▶ **GIVEN REQUEST**
Return the material word for word. Do not include pictures.

▶ **DATA BLOCK**
------------------------------

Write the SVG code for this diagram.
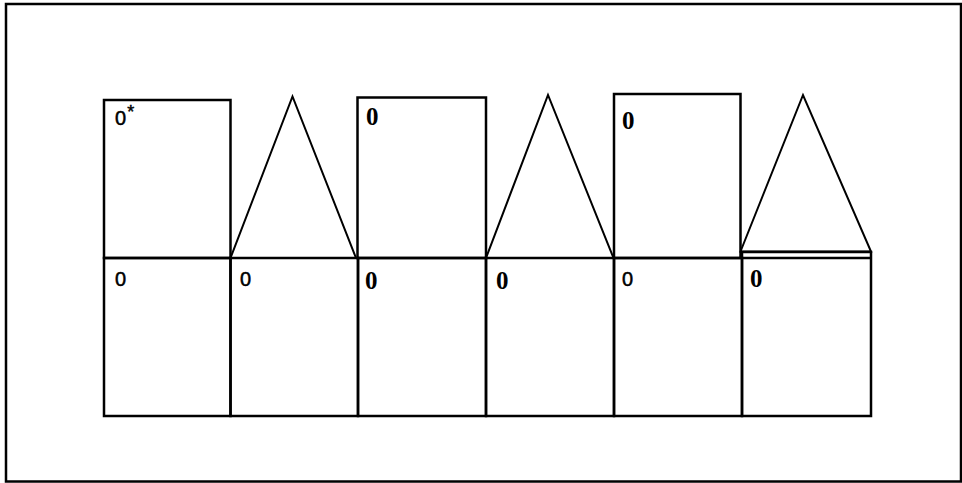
<svg xmlns="http://www.w3.org/2000/svg" width="962" height="483" viewBox="0 0 962 483">
<style>
.ln{fill:none;stroke:#000;stroke-width:2.5;stroke-linejoin:miter}
.tri{fill:none;stroke:#000;stroke-width:2;stroke-linejoin:miter}
.b{font-family:"Liberation Serif","Times New Roman",serif;font-weight:bold;font-size:25px;fill:#000}
.h{font-family:"Liberation Sans",Arial,sans-serif;font-size:20px;fill:#000;stroke:#000;stroke-width:0.5}
</style>
<rect x="0" y="0" width="962" height="483" fill="#fff"/>
<rect id="frame" class="ln" x="6" y="4" width="955" height="477.5"/>
<g id="top-row">
  <g id="cell-top-1"><rect class="ln" x="104" y="100" width="126.5" height="158"/><text class="h" x="115" y="125">0<tspan dx="1" dy="-7" font-size="18">*</tspan></text></g>
  <g id="tri-1"><polyline class="tri" points="230.5,258 292.5,96.5 356,258"/></g>
  <g id="cell-top-3"><rect class="ln" x="357.5" y="97.5" width="128.5" height="160.5"/><text class="b" x="366" y="125">0</text></g>
  <g id="tri-2"><polyline class="tri" points="486,258 548,95 613.5,258"/></g>
  <g id="cell-top-5"><rect class="ln" x="614" y="94" width="126.5" height="164"/><text class="b" x="622" y="129">0</text></g>
  <g id="tri-3"><polygon class="tri" points="740.5,251.5 803,95 871,251.5"/></g>
</g>
<g id="bottom-row">
  <g id="cell-bot-1"><rect class="ln" x="104" y="258" width="126.5" height="158"/><text class="h" x="115" y="286">0</text></g>
  <g id="cell-bot-2"><rect class="ln" x="230.5" y="258" width="127.5" height="158"/><text class="h" x="240" y="286">0</text></g>
  <g id="cell-bot-3"><rect class="ln" x="358" y="258" width="128" height="158"/><text class="b" x="365" y="289">0</text></g>
  <g id="cell-bot-4"><rect class="ln" x="486" y="258" width="128" height="158"/><text class="b" x="496" y="289">0</text></g>
  <g id="cell-bot-5"><rect class="ln" x="614" y="258" width="128" height="158"/><text class="h" x="622" y="286">0</text></g>
  <g id="cell-bot-6"><rect class="ln" x="742" y="252" width="129" height="164"/><line class="ln" x1="742" y1="258" x2="871" y2="258"/><text class="b" x="750" y="287">0</text></g>
</g>
</svg>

------------------------------

▶ **ANSWER TO THE TASK**
Write the SVG code for this diagram.
<svg xmlns="http://www.w3.org/2000/svg" width="962" height="483" viewBox="0 0 962 483">
<style>
.ln{fill:none;stroke:#000;stroke-width:2.5;stroke-linejoin:miter}
.tri{fill:none;stroke:#000;stroke-width:2;stroke-linejoin:miter}
.b{font-family:"Liberation Serif","Times New Roman",serif;font-weight:bold;font-size:25px;fill:#000}
.h{font-family:"Liberation Sans",Arial,sans-serif;font-size:20px;fill:#000;stroke:#000;stroke-width:0.5}
</style>
<rect x="0" y="0" width="962" height="483" fill="#fff"/>
<rect id="frame" class="ln" x="6" y="4" width="955" height="477.5"/>
<g id="top-row">
  <g id="cell-top-1"><rect class="ln" x="104" y="100" width="126.5" height="158"/><text class="h" x="115" y="125">0<tspan dx="1" dy="-7" font-size="18">*</tspan></text></g>
  <g id="tri-1"><polyline class="tri" points="230.5,258 292.5,96.5 356,258"/></g>
  <g id="cell-top-3"><rect class="ln" x="357.5" y="97.5" width="128.5" height="160.5"/><text class="b" x="366" y="125">0</text></g>
  <g id="tri-2"><polyline class="tri" points="486,258 548,95 613.5,258"/></g>
  <g id="cell-top-5"><rect class="ln" x="614" y="94" width="126.5" height="164"/><text class="b" x="622" y="129">0</text></g>
  <g id="tri-3"><polygon class="tri" points="740.5,251.5 803,95 871,251.5"/></g>
</g>
<g id="bottom-row">
  <g id="cell-bot-1"><rect class="ln" x="104" y="258" width="126.5" height="158"/><text class="h" x="115" y="286">0</text></g>
  <g id="cell-bot-2"><rect class="ln" x="230.5" y="258" width="127.5" height="158"/><text class="h" x="240" y="286">0</text></g>
  <g id="cell-bot-3"><rect class="ln" x="358" y="258" width="128" height="158"/><text class="b" x="365" y="289">0</text></g>
  <g id="cell-bot-4"><rect class="ln" x="486" y="258" width="128" height="158"/><text class="b" x="496" y="289">0</text></g>
  <g id="cell-bot-5"><rect class="ln" x="614" y="258" width="128" height="158"/><text class="h" x="622" y="286">0</text></g>
  <g id="cell-bot-6"><rect class="ln" x="742" y="252" width="129" height="164"/><line class="ln" x1="742" y1="258" x2="871" y2="258"/><text class="b" x="750" y="287">0</text></g>
</g>
</svg>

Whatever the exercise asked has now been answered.